DATA SEGMENT:
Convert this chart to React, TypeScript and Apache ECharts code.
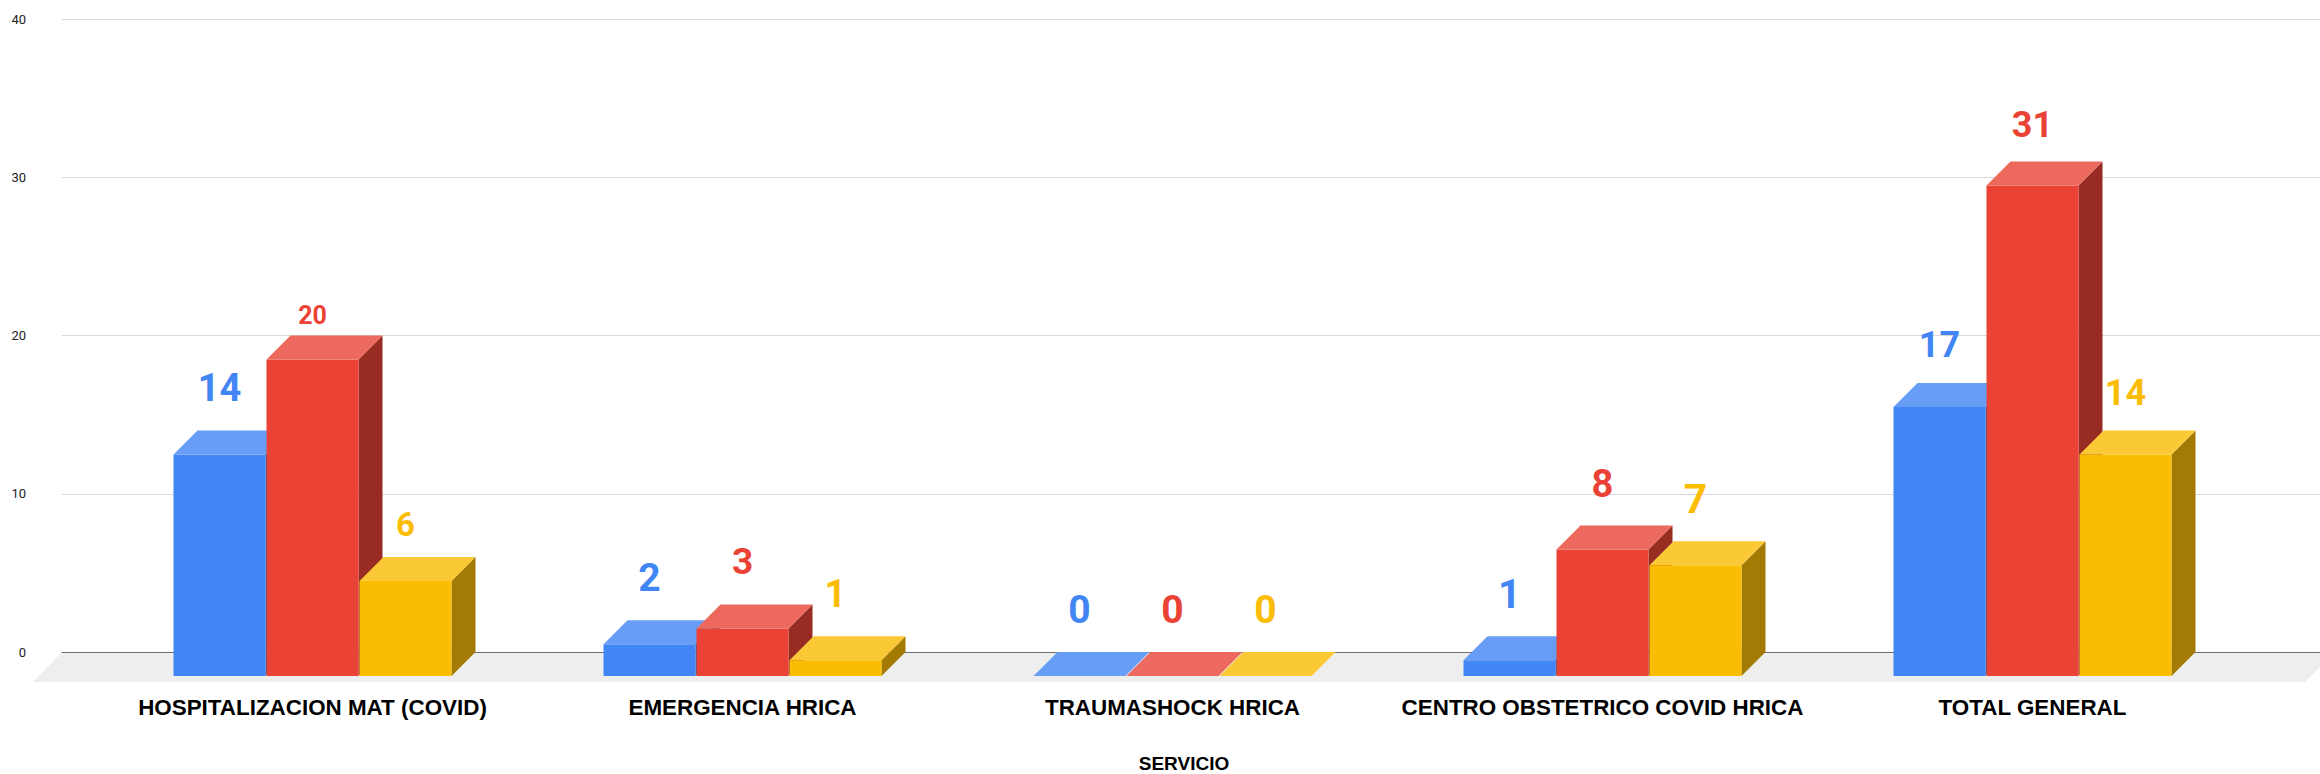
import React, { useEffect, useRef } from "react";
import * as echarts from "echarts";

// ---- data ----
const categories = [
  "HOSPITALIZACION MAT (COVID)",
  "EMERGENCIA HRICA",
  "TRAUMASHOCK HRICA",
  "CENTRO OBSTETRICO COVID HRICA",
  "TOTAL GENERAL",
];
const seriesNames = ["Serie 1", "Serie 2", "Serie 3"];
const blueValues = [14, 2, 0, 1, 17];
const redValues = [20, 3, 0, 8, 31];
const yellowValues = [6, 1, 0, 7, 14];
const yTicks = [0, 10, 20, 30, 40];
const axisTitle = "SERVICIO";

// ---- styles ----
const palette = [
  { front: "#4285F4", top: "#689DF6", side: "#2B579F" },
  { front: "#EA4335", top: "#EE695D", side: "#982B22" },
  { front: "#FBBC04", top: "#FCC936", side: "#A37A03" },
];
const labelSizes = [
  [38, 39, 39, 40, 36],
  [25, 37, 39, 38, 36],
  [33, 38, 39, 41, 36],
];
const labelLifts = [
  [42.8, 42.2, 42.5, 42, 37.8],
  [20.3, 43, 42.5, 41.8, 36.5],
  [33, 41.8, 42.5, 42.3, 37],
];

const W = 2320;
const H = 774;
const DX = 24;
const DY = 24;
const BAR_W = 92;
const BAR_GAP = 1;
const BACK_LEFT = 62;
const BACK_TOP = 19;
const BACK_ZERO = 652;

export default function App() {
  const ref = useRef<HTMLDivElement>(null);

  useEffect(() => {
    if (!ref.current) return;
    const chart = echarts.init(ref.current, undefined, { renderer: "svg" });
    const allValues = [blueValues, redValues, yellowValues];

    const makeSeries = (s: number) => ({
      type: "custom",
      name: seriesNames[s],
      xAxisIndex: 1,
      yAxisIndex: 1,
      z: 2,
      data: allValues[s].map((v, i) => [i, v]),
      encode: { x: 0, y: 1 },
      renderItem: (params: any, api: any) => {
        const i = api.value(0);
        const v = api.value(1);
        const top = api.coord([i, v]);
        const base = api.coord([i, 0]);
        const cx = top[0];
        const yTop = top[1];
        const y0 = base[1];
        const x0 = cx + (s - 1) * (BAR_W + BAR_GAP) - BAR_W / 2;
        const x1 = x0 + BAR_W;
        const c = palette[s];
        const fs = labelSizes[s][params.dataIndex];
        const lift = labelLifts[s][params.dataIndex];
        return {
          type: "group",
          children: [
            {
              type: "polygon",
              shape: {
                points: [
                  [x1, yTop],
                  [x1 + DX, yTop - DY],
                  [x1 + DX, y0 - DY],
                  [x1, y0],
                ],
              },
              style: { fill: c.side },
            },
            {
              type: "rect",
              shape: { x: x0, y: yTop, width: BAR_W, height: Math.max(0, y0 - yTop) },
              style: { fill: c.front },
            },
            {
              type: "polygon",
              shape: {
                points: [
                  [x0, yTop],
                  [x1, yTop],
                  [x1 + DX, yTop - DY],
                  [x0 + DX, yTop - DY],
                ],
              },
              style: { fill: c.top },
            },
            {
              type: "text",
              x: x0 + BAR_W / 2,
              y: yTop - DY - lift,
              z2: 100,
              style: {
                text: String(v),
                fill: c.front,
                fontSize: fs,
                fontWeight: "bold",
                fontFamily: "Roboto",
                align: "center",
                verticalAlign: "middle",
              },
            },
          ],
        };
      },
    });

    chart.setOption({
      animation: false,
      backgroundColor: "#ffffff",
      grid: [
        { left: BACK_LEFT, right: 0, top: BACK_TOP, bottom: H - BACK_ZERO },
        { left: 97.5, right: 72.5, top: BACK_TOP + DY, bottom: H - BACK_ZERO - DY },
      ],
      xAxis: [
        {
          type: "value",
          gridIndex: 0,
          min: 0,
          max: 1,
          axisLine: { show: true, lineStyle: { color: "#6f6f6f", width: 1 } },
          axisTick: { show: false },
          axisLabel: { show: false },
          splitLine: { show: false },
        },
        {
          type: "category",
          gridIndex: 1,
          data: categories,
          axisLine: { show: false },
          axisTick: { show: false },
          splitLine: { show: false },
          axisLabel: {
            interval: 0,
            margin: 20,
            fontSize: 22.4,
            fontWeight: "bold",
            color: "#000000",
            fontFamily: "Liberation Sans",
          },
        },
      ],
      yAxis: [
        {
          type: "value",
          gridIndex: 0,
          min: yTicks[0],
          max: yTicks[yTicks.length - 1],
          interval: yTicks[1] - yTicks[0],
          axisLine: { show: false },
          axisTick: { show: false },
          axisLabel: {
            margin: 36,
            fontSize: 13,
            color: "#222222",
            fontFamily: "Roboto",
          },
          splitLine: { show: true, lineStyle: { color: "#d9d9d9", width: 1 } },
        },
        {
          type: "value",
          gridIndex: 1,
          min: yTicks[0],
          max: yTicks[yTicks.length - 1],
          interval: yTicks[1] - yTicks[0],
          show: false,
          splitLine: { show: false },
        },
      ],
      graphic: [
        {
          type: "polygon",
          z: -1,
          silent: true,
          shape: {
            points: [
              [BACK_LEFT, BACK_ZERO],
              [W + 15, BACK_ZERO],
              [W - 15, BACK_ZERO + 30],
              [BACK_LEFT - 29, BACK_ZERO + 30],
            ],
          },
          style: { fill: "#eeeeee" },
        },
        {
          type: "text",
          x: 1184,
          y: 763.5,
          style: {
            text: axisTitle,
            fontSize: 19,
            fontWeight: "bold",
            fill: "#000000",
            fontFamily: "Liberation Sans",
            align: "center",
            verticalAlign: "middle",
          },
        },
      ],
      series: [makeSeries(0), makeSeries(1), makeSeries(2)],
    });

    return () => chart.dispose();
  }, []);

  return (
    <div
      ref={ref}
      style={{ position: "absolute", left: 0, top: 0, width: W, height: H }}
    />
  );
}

GOAL:
Write out the whole listing again, exactly, with no pictures.

SOLUTION:
Convert this chart to React, TypeScript and Apache ECharts code.
import React, { useEffect, useRef } from "react";
import * as echarts from "echarts";

// ---- data ----
const categories = [
  "HOSPITALIZACION MAT (COVID)",
  "EMERGENCIA HRICA",
  "TRAUMASHOCK HRICA",
  "CENTRO OBSTETRICO COVID HRICA",
  "TOTAL GENERAL",
];
const seriesNames = ["Serie 1", "Serie 2", "Serie 3"];
const blueValues = [14, 2, 0, 1, 17];
const redValues = [20, 3, 0, 8, 31];
const yellowValues = [6, 1, 0, 7, 14];
const yTicks = [0, 10, 20, 30, 40];
const axisTitle = "SERVICIO";

// ---- styles ----
const palette = [
  { front: "#4285F4", top: "#689DF6", side: "#2B579F" },
  { front: "#EA4335", top: "#EE695D", side: "#982B22" },
  { front: "#FBBC04", top: "#FCC936", side: "#A37A03" },
];
const labelSizes = [
  [38, 39, 39, 40, 36],
  [25, 37, 39, 38, 36],
  [33, 38, 39, 41, 36],
];
const labelLifts = [
  [42.8, 42.2, 42.5, 42, 37.8],
  [20.3, 43, 42.5, 41.8, 36.5],
  [33, 41.8, 42.5, 42.3, 37],
];

const W = 2320;
const H = 774;
const DX = 24;
const DY = 24;
const BAR_W = 92;
const BAR_GAP = 1;
const BACK_LEFT = 62;
const BACK_TOP = 19;
const BACK_ZERO = 652;

export default function App() {
  const ref = useRef<HTMLDivElement>(null);

  useEffect(() => {
    if (!ref.current) return;
    const chart = echarts.init(ref.current, undefined, { renderer: "svg" });
    const allValues = [blueValues, redValues, yellowValues];

    const makeSeries = (s: number) => ({
      type: "custom",
      name: seriesNames[s],
      xAxisIndex: 1,
      yAxisIndex: 1,
      z: 2,
      data: allValues[s].map((v, i) => [i, v]),
      encode: { x: 0, y: 1 },
      renderItem: (params: any, api: any) => {
        const i = api.value(0);
        const v = api.value(1);
        const top = api.coord([i, v]);
        const base = api.coord([i, 0]);
        const cx = top[0];
        const yTop = top[1];
        const y0 = base[1];
        const x0 = cx + (s - 1) * (BAR_W + BAR_GAP) - BAR_W / 2;
        const x1 = x0 + BAR_W;
        const c = palette[s];
        const fs = labelSizes[s][params.dataIndex];
        const lift = labelLifts[s][params.dataIndex];
        return {
          type: "group",
          children: [
            {
              type: "polygon",
              shape: {
                points: [
                  [x1, yTop],
                  [x1 + DX, yTop - DY],
                  [x1 + DX, y0 - DY],
                  [x1, y0],
                ],
              },
              style: { fill: c.side },
            },
            {
              type: "rect",
              shape: { x: x0, y: yTop, width: BAR_W, height: Math.max(0, y0 - yTop) },
              style: { fill: c.front },
            },
            {
              type: "polygon",
              shape: {
                points: [
                  [x0, yTop],
                  [x1, yTop],
                  [x1 + DX, yTop - DY],
                  [x0 + DX, yTop - DY],
                ],
              },
              style: { fill: c.top },
            },
            {
              type: "text",
              x: x0 + BAR_W / 2,
              y: yTop - DY - lift,
              z2: 100,
              style: {
                text: String(v),
                fill: c.front,
                fontSize: fs,
                fontWeight: "bold",
                fontFamily: "Roboto",
                align: "center",
                verticalAlign: "middle",
              },
            },
          ],
        };
      },
    });

    chart.setOption({
      animation: false,
      backgroundColor: "#ffffff",
      grid: [
        { left: BACK_LEFT, right: 0, top: BACK_TOP, bottom: H - BACK_ZERO },
        { left: 97.5, right: 72.5, top: BACK_TOP + DY, bottom: H - BACK_ZERO - DY },
      ],
      xAxis: [
        {
          type: "value",
          gridIndex: 0,
          min: 0,
          max: 1,
          axisLine: { show: true, lineStyle: { color: "#6f6f6f", width: 1 } },
          axisTick: { show: false },
          axisLabel: { show: false },
          splitLine: { show: false },
        },
        {
          type: "category",
          gridIndex: 1,
          data: categories,
          axisLine: { show: false },
          axisTick: { show: false },
          splitLine: { show: false },
          axisLabel: {
            interval: 0,
            margin: 20,
            fontSize: 22.4,
            fontWeight: "bold",
            color: "#000000",
            fontFamily: "Liberation Sans",
          },
        },
      ],
      yAxis: [
        {
          type: "value",
          gridIndex: 0,
          min: yTicks[0],
          max: yTicks[yTicks.length - 1],
          interval: yTicks[1] - yTicks[0],
          axisLine: { show: false },
          axisTick: { show: false },
          axisLabel: {
            margin: 36,
            fontSize: 13,
            color: "#222222",
            fontFamily: "Roboto",
          },
          splitLine: { show: true, lineStyle: { color: "#d9d9d9", width: 1 } },
        },
        {
          type: "value",
          gridIndex: 1,
          min: yTicks[0],
          max: yTicks[yTicks.length - 1],
          interval: yTicks[1] - yTicks[0],
          show: false,
          splitLine: { show: false },
        },
      ],
      graphic: [
        {
          type: "polygon",
          z: -1,
          silent: true,
          shape: {
            points: [
              [BACK_LEFT, BACK_ZERO],
              [W + 15, BACK_ZERO],
              [W - 15, BACK_ZERO + 30],
              [BACK_LEFT - 29, BACK_ZERO + 30],
            ],
          },
          style: { fill: "#eeeeee" },
        },
        {
          type: "text",
          x: 1184,
          y: 763.5,
          style: {
            text: axisTitle,
            fontSize: 19,
            fontWeight: "bold",
            fill: "#000000",
            fontFamily: "Liberation Sans",
            align: "center",
            verticalAlign: "middle",
          },
        },
      ],
      series: [makeSeries(0), makeSeries(1), makeSeries(2)],
    });

    return () => chart.dispose();
  }, []);

  return (
    <div
      ref={ref}
      style={{ position: "absolute", left: 0, top: 0, width: W, height: H }}
    />
  );
}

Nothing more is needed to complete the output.